**Goal:**
Reproduce each line bearing the word "chart".

**Data lines:**

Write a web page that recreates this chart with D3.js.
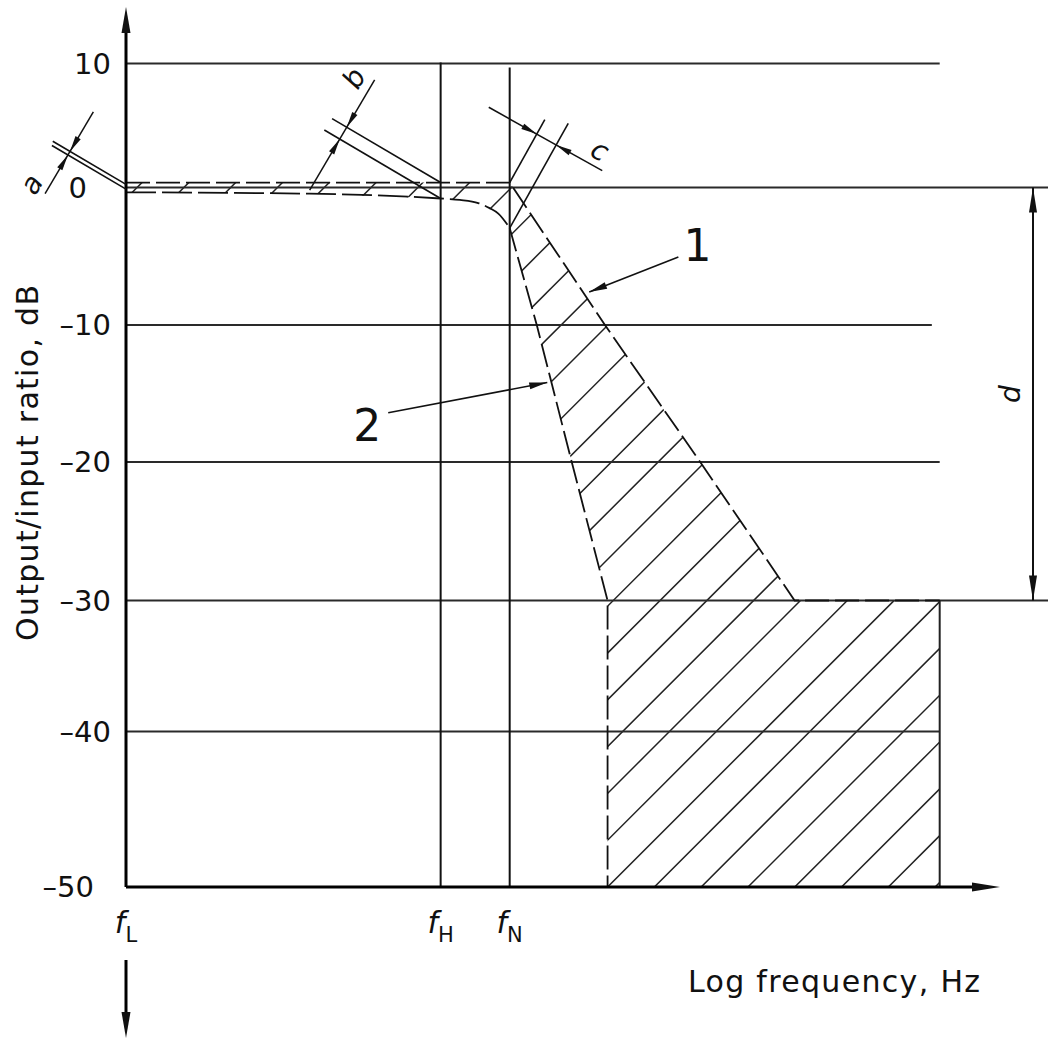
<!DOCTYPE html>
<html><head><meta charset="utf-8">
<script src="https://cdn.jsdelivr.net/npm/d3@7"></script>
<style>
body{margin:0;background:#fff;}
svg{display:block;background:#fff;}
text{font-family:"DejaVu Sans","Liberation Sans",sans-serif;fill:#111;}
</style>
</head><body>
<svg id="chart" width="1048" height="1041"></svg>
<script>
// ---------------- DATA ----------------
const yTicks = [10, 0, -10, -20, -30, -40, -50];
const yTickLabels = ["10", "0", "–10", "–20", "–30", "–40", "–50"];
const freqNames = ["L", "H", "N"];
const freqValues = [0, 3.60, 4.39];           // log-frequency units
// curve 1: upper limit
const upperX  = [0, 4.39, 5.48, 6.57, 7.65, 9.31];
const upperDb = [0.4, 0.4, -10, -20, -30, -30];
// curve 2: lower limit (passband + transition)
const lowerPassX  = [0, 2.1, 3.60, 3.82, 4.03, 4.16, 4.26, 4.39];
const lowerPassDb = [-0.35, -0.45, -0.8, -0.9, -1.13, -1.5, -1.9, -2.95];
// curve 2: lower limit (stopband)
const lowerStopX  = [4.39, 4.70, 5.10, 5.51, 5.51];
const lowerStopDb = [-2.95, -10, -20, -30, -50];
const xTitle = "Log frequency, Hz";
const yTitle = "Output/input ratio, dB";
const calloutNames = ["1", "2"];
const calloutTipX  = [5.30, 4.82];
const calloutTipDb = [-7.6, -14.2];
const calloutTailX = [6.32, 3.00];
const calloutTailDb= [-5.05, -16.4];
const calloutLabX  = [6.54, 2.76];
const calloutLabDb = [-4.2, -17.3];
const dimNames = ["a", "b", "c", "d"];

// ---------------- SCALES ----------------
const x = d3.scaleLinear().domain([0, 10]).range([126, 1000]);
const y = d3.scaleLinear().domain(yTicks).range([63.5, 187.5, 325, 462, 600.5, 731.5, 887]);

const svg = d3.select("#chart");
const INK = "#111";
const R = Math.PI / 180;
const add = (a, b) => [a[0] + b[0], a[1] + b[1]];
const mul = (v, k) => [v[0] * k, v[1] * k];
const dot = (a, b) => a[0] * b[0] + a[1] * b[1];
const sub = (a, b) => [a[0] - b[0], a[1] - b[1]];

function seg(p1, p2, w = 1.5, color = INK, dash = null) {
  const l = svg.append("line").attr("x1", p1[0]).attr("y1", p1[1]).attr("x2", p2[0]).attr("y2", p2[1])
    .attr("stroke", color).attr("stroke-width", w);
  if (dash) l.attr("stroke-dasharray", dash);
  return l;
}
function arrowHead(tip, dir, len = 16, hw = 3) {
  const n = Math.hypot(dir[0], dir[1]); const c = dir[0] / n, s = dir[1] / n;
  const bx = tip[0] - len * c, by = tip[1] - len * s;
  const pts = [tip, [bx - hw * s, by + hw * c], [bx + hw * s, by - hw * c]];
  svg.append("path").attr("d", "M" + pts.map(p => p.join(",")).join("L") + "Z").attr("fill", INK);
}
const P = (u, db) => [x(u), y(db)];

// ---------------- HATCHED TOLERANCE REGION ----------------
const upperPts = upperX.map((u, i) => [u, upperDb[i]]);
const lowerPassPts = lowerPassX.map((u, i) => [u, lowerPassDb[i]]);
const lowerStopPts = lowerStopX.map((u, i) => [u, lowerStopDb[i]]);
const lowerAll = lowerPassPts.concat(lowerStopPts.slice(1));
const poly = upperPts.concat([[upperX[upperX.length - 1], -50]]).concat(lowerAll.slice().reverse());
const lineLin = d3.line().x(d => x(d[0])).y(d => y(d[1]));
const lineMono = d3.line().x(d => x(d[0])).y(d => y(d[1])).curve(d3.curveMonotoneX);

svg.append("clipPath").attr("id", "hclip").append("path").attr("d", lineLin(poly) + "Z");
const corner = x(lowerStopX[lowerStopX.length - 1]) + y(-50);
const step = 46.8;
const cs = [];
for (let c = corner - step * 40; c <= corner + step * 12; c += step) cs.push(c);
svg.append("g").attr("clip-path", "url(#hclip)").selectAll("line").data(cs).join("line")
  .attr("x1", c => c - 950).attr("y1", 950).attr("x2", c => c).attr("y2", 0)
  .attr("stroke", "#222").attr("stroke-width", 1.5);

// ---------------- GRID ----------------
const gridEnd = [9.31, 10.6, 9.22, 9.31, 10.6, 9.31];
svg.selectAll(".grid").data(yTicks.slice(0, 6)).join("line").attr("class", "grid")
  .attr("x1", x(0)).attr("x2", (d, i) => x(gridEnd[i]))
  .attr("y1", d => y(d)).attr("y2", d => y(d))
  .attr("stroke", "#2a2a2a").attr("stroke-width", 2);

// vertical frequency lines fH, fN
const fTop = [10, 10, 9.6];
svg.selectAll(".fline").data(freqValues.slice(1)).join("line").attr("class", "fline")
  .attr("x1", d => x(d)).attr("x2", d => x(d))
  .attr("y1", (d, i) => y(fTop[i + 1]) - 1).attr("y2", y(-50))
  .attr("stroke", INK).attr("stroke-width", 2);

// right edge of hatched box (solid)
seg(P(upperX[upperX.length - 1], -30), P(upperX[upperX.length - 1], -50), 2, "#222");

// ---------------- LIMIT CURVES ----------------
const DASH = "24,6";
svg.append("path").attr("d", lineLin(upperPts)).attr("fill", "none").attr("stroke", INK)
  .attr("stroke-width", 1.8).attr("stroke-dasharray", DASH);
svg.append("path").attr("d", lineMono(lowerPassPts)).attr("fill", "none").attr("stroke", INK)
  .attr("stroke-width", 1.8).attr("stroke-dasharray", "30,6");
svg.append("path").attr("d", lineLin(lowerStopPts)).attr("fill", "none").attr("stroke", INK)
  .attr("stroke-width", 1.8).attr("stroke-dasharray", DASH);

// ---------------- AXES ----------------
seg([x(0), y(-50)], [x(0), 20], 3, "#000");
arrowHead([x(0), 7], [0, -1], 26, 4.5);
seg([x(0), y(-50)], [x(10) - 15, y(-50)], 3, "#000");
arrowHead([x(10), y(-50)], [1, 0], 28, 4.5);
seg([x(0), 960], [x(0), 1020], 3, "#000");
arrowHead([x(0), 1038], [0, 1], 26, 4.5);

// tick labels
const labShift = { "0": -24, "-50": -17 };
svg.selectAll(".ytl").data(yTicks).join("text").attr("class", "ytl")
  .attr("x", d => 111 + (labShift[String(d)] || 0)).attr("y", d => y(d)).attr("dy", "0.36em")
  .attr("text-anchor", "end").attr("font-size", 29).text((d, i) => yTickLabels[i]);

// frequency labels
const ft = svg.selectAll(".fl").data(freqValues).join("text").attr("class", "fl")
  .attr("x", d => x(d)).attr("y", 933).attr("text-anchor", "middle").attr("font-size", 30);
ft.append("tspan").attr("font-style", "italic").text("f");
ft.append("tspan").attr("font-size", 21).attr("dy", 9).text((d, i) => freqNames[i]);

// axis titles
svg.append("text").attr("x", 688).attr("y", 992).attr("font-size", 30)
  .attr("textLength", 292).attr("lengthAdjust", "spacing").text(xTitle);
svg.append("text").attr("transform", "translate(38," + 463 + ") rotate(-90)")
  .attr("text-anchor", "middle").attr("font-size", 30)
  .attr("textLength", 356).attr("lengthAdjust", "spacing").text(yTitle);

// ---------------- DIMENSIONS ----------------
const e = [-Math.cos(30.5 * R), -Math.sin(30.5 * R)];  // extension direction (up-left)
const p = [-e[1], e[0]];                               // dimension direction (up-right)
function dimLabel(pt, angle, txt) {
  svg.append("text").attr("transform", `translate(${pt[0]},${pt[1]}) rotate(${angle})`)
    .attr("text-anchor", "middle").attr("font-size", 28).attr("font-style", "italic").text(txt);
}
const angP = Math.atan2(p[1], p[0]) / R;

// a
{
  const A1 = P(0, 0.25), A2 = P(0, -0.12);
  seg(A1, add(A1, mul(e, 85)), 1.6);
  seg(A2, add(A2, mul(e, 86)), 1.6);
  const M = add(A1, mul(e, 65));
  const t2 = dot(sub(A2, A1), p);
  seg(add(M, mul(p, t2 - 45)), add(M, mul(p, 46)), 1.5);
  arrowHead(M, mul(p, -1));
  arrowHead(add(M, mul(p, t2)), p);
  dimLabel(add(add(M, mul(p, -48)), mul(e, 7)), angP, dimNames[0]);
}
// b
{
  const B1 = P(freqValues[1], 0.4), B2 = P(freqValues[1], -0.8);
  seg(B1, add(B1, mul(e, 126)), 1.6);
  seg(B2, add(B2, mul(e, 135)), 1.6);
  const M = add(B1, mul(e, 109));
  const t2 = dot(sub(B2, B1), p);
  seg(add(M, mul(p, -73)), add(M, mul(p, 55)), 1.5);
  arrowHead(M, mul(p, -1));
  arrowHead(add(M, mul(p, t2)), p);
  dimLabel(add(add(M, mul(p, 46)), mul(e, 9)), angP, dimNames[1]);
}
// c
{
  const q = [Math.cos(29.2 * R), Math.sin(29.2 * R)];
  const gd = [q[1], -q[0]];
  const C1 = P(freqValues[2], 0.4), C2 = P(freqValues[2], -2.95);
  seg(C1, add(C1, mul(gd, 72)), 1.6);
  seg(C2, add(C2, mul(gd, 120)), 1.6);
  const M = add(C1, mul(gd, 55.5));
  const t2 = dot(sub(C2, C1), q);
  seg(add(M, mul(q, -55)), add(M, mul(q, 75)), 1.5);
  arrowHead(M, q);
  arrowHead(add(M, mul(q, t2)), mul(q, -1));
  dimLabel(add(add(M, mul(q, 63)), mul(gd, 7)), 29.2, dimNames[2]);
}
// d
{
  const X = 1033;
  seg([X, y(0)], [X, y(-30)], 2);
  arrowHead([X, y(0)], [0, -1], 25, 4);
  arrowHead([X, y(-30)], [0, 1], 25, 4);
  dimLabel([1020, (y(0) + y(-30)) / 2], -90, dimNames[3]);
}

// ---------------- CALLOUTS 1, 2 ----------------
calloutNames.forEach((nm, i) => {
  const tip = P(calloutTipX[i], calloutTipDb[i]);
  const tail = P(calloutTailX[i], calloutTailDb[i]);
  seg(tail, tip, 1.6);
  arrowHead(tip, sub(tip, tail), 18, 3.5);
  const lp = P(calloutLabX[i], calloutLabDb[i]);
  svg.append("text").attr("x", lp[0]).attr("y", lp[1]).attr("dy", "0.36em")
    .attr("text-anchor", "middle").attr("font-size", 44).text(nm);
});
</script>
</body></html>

**Response to the exercise:**
Write a web page that recreates this chart with D3.js.
<svg id="chart" width="1048" height="1041"></svg>
const svg = d3.select("#chart");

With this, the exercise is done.